There are so many people here. And so much beauty and creativity. London seems to have expanded exponentially to include people from everywhere, across generations of conflict and turmoil. The city grows its pie of energy, wealth, and resources bigger and bigger and bigger as more people come. And it thrives.
But the events in Paris are designed to make us all think the pie of goodness, security, and affluence is finite. That it’s getting smaller and smaller. That we all need to grab our own slice before someone else does.
The terrorists want us to close our borders and hunker down. They want to pit people and countries against each other and have us all believe that we’re only safe if we keep others at a distance.
In the nonprofit sector we also have borders that close in the face of increased pressures. We view other organizations as our competition for a bigger slice of the funding pie.
While there is a lot of talk of collaboration in our sector, there is very little of it happening, especially when it comes to raising money.

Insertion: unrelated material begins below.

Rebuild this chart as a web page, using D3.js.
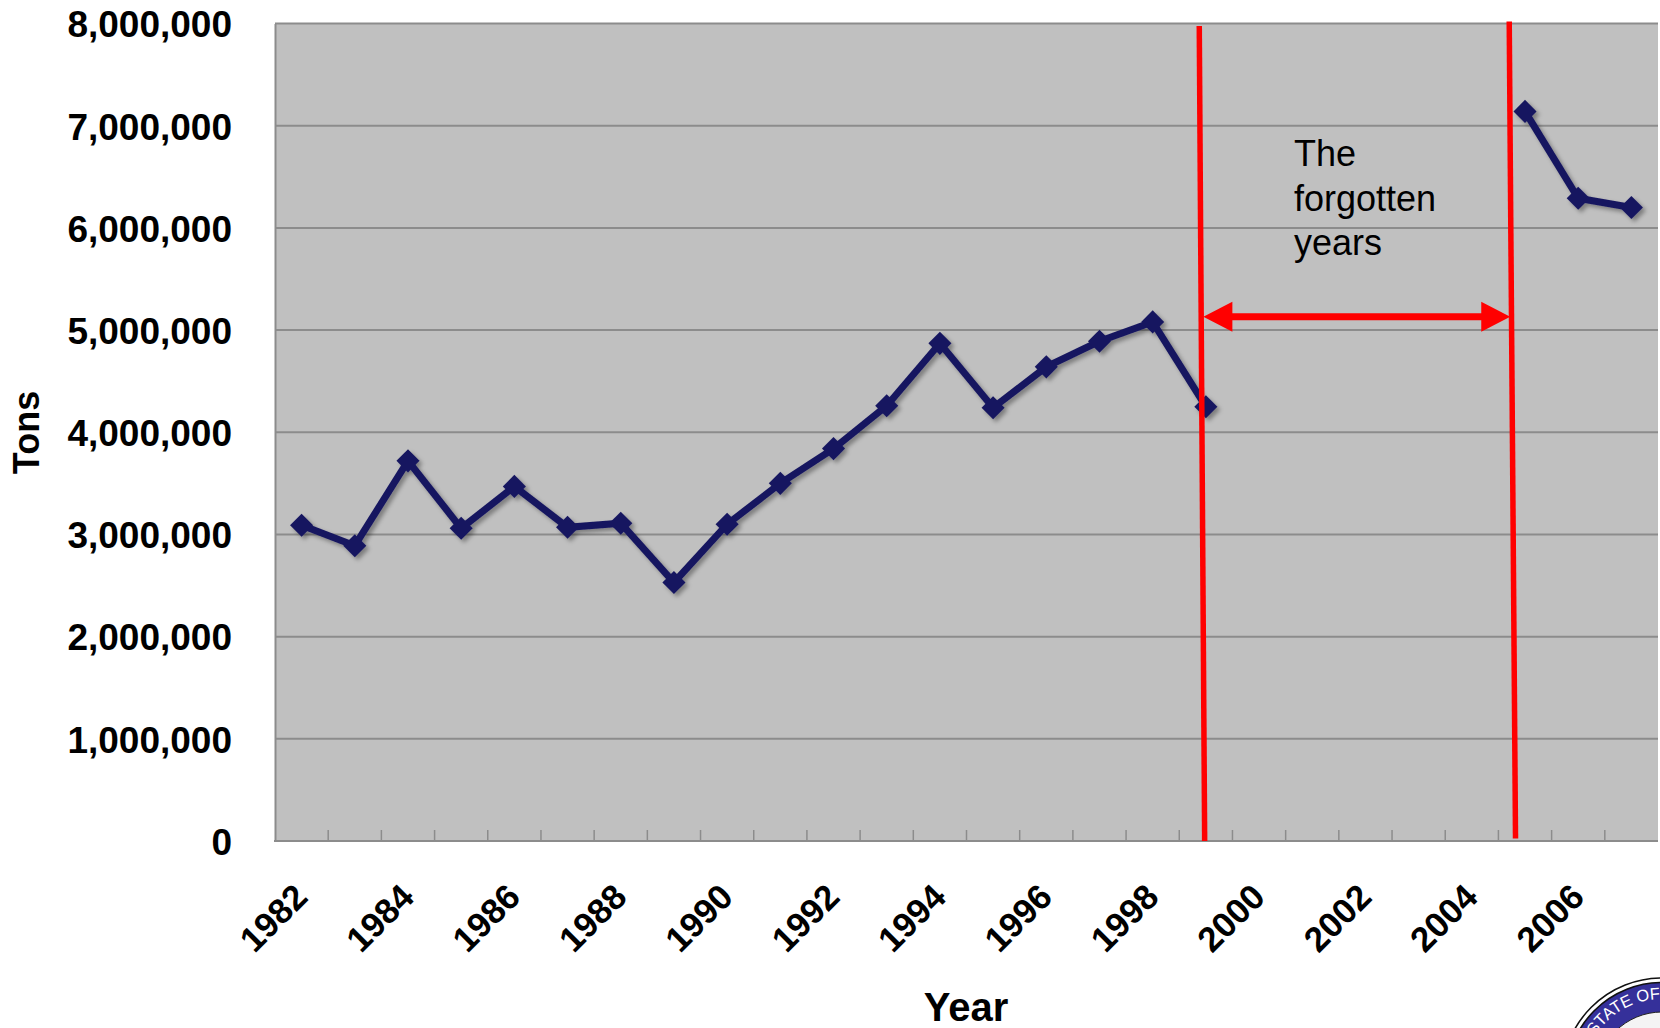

How many times has a major gift fundraiser introduced a donor to another organization based on the donor’s interest? How many donation pages say, “If you like what we’re doing, you might also want to consider giving to these organizations…” ???
Sure, it sounds crazy. Giving away “your donors” to another organization sounds almost irresponsible. But I believe that’s just what we should do – because no donors are “your” donors. They don’t belong to us.
They are out to change the world – and we need to help them do it. And this just may be by connecting them with another group or cause.
The pie of philanthropy can get exponentially bigger for all of us.
If we are authentic with donors about how we can help them on their journey and if we build bridges of trust with natural and not-so-natural allies to open more doors of opportunity for donors, who knows what new, transformational things could happen in our sector? And isn’t it about time?
Call it courting karma or the power of good intentions, but from my vantage point, when you do something you know is right, it usually comes back around like a boomerang. Maybe not today or this fiscal year, but it does come back. The pie gets bigger.
It would be the easy thing for us all to close our borders and hunker down, but this is a new world in so many ways. Borders are increasingly a thing of the past in the world and they must change in the nonprofit sector.
Think about it. What one step could you do to make the pie bigger at your organization?